§ Direction: Begin with the first line and repeat exactly through the line containing "import plotly.graph_objects as go"; leave every image out.

-------------------------

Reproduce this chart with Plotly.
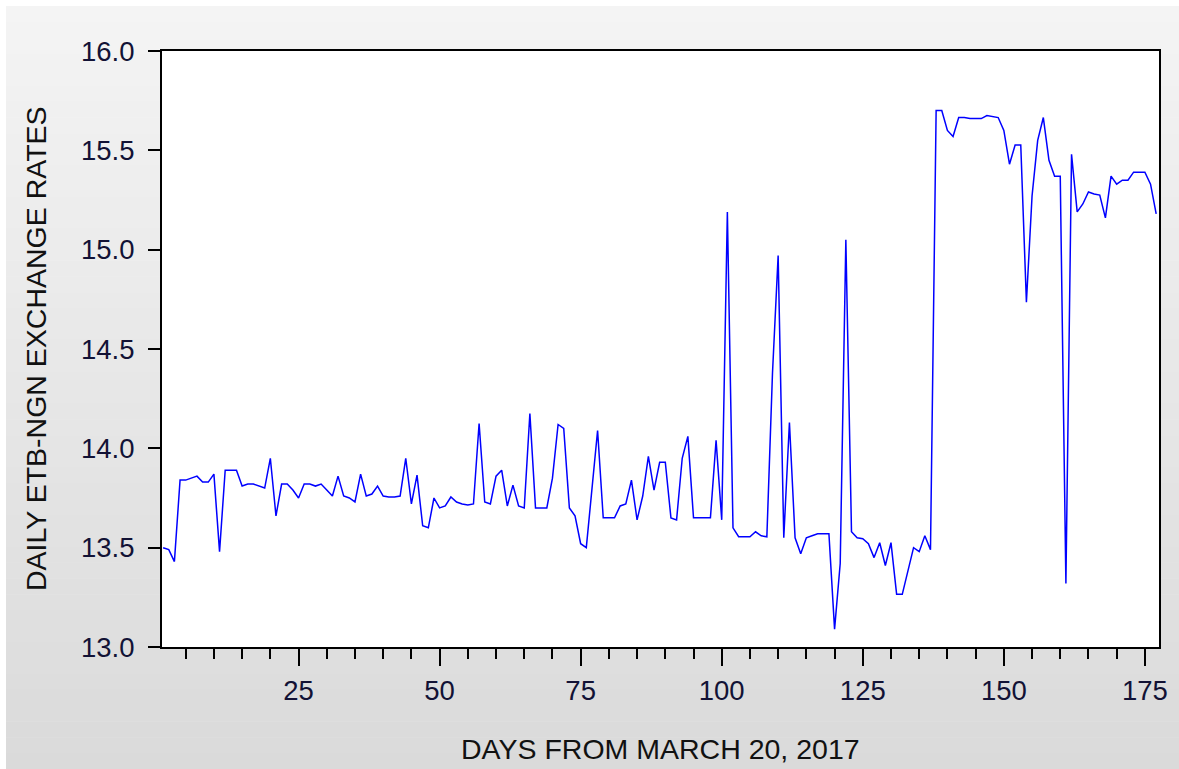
import plotly.graph_objects as go

days = list(range(1, 178))
rates = [
    13.50, 13.49, 13.43, 13.84, 13.84, 13.85, 13.86, 13.83, 13.83, 13.87,
    13.48, 13.89, 13.89, 13.89, 13.81, 13.82, 13.82, 13.81, 13.80, 13.95,
    13.66, 13.82, 13.82, 13.79, 13.75, 13.82, 13.82, 13.81, 13.82, 13.79,
    13.76, 13.86, 13.76, 13.75, 13.73, 13.87, 13.76, 13.77, 13.81, 13.76,
    13.755, 13.755, 13.76, 13.95, 13.72, 13.865, 13.61, 13.60, 13.75, 13.70,
    13.71, 13.755, 13.73, 13.72, 13.715, 13.72, 14.125, 13.73, 13.72, 13.86,
    13.89, 13.71, 13.815, 13.71, 13.70, 14.175, 13.70, 13.70, 13.70, 13.85,
    14.12, 14.10, 13.70, 13.66, 13.52, 13.50, 13.79, 14.09, 13.65, 13.65,
    13.65, 13.71, 13.72, 13.84, 13.64, 13.76, 13.96, 13.79, 13.93, 13.93,
    13.65, 13.64, 13.95, 14.06, 13.65, 13.65, 13.65, 13.65, 14.04, 13.64,
    15.19, 13.60, 13.555, 13.555, 13.555, 13.58, 13.56, 13.555, 14.38, 14.97,
    13.55, 14.13, 13.55, 13.47, 13.55, 13.56, 13.57, 13.57, 13.57, 13.09,
    13.42, 15.05, 13.58, 13.55, 13.545, 13.52, 13.45, 13.525, 13.41, 13.525,
    13.265, 13.265, 13.38, 13.50, 13.48, 13.56, 13.49, 15.70, 15.70, 15.60,
    15.57, 15.665, 15.665, 15.66, 15.66, 15.66, 15.675, 15.67, 15.665, 15.60,
    15.43, 15.527, 15.527, 14.735, 15.27, 15.55, 15.665, 15.45, 15.37, 15.37,
    13.32, 15.48, 15.19, 15.23, 15.29, 15.28, 15.275, 15.16, 15.37, 15.33,
    15.35, 15.35, 15.39, 15.39, 15.39, 15.33, 15.18,
]
x_tick_vals = [25, 50, 75, 100, 125, 150, 175]
y_tick_vals = [13.0, 13.5, 14.0, 14.5, 15.0, 15.5, 16.0]
y_tick_text = ["13.0", "13.5", "14.0", "14.5", "15.0", "15.5", "16.0"]
x_title = "DAYS FROM MARCH 20, 2017"
y_title = "DAILY ETB-NGN EXCHANGE RATES"

W, H = 1179, 769
L, R, T, B = 162, 20, 51, 122
pw, ph = W - L - R, H - T - B

def px2x(px):
    return (px - L) / pw

def py2y(py):
    return (H - B - py) / ph

fig = go.Figure()
fig.add_trace(go.Scatter(x=days, y=rates, mode="lines",
                         line=dict(color="#0000ff", width=1.5),
                         showlegend=False, hoverinfo="skip"))

shapes = []
nb = 48
top, bot = 6, H
for i in range(nb):
    y0p = top + (bot - top) * i / nb
    y1p = top + (bot - top) * (i + 1) / nb
    t = (i + 0.5) / nb
    c = int(round(244 - (244 - 218) * t))
    shapes.append(dict(type="rect", xref="paper", yref="paper", layer="below",
                       x0=px2x(6), x1=px2x(W + 2), y0=py2y(y1p + 0.5), y1=py2y(y0p),
                       line=dict(width=0), fillcolor=f"rgb({c},{c},{c})"))
shapes.append(dict(type="rect", xref="paper", yref="paper", layer="below",
                   x0=0, x1=1, y0=0, y1=1, line=dict(width=0), fillcolor="white"))

tick_font = dict(family="Liberation Sans, Arial, sans-serif", size=27.5, color="#121235")
title_font = dict(family="Liberation Sans, Arial, sans-serif", size=28.5, color="#111111")

fig.update_layout(
    width=W, height=H,
    margin=dict(l=L, r=R, t=T, b=B),
    paper_bgcolor="white", plot_bgcolor="white",
    shapes=shapes,
    annotations=[
        dict(text=x_title, xref="paper", yref="paper", x=0.5, y=py2y(749),
             xanchor="center", yanchor="middle", showarrow=False, font=title_font),
        dict(text=y_title, xref="paper", yref="paper", x=px2x(36), y=0.5,
             xanchor="center", yanchor="middle", showarrow=False, textangle=-90,
             font=title_font),
    ],
    xaxis=dict(range=[0.8, 177.5], tickmode="array", tickvals=x_tick_vals,
               ticks="outside", ticklen=17, tickwidth=1.5, tickcolor="black",
               showline=True, linecolor="black", linewidth=2, mirror=True,
               showgrid=False, zeroline=False, tickfont=tick_font,
               ticklabelstandoff=1,
               minor=dict(tickmode="linear", tick0=0, dtick=5, ticks="outside",
                          ticklen=10, tickwidth=1.5, tickcolor="black", showgrid=False)),
    yaxis=dict(range=[13.0, 16.0], tickmode="array", tickvals=y_tick_vals,
               ticktext=y_tick_text,
               ticks="outside", ticklen=12, tickwidth=1.5, tickcolor="black",
               showline=True, linecolor="black", linewidth=2, mirror=True,
               showgrid=False, zeroline=False, tickfont=tick_font,
               ticklabelstandoff=8),
)

fig.write_html("out.html")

-------------------------

§ Response for this exercise:
Reproduce this chart with Plotly.
import plotly.graph_objects as go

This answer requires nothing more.